Students will begin by studying Canada and Alberta’s parks systems at Mount Royal, including visits to Banff National Park and Kananaskis Country. They will then assemble again at St. Andrews University, where parks experts have already had their interest piqued by the Banff model.

“They see our system as being like the Cadillac of national park systems because the state has full control,” says Quinn, PhD.

“Banff National Park has been in place since 1885. It’s large and intact with free-roaming populations of deer and wolves and grizzly bears. In Scotland, they’re dealing with lands that have been highly altered over 800 years or more of industrialism.”

“They see our system as being like the Cadillac of national park systems because the state has full control”

Once in Scotland, the group will head to Cairngorms National Park, located in the Scottish Highlands. Cairngorms includes several plots of land held by single families for hundreds of years and wealthy industrialists from Europe, belonging to the royal family or under the management of the Scottish National Trust.

“It’s all owned by individual private land owners, but they agree through legislation to manage their land in a way that meets the needs of the whole country,” says Quinn.

“The students will see very different kinds of ownership and structure, different sorts of pressure and uses all on private land,” MacConnachie adds.

Students will meet with estate owners and park rangers representing various park sections, as well as explore the royal family’s property, Balmoral Estate.

“The royal family is really hands-on when it comes to the conservation,” says Quinn, adding that during the field school’s reconnaissance tour last spring Queen Elizabeth herself was spotted beetling about in her Range Rover and inspecting her horses. Sustainability efforts are visible in the protective fences she builds around young trees and new micro-hydro developments for green energy.

Some estates are focused on maintaining their deer population, some on preserving water, while some may want to create energy and preserve the landscape.
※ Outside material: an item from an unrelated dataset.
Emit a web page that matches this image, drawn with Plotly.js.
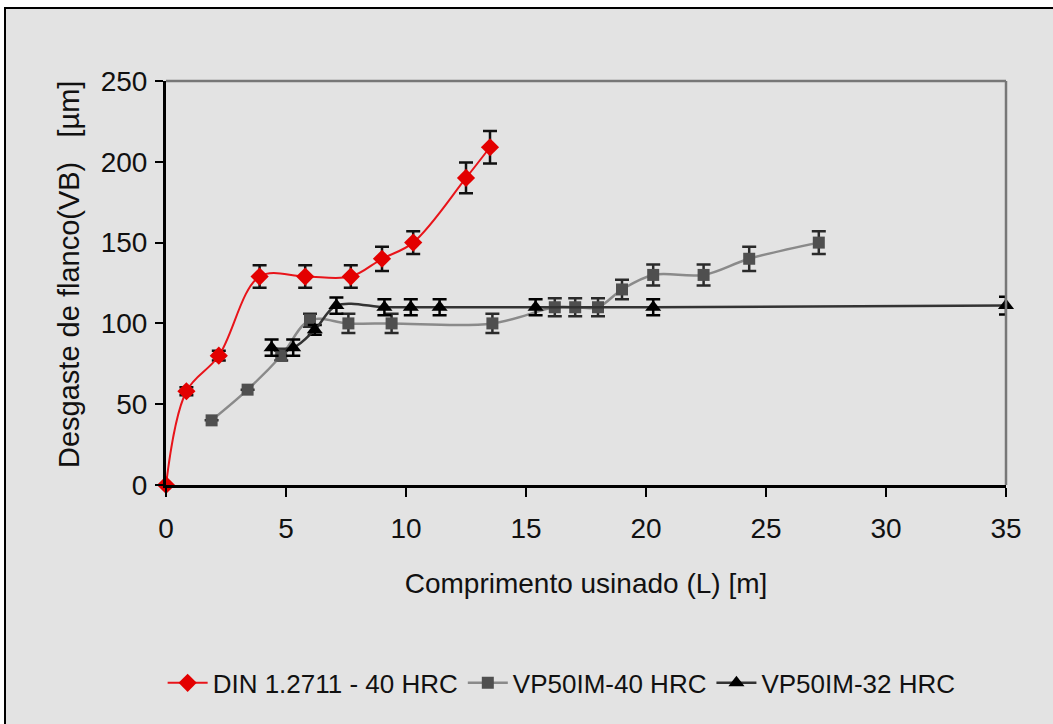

As in Canada, there is a continuous search for the perfect balance between tourism and use.

Third-year Information Design program student Elyse Wittman is looking forward to being visually inspired by Scotland’s mystical Highlands, especially standing on the same ground where the famous Battle of Colluden was fought.

“Scotland itself has such a rich history, and if you don’t protect that, that’s thousands of years wasted. Just the fact that I could be part of looking at how they are sustaining that and how to apply it to other countries is incredibly valuable to me,” she says.

According to MacConnachie, the concept of sustainability is hugely important for post-secondaries.

“It’s not just a collection of the different disciplines, it’s how they all integrate with each other,” she says. “Sustainability is how education can continue to thrive in an ever-changing world.”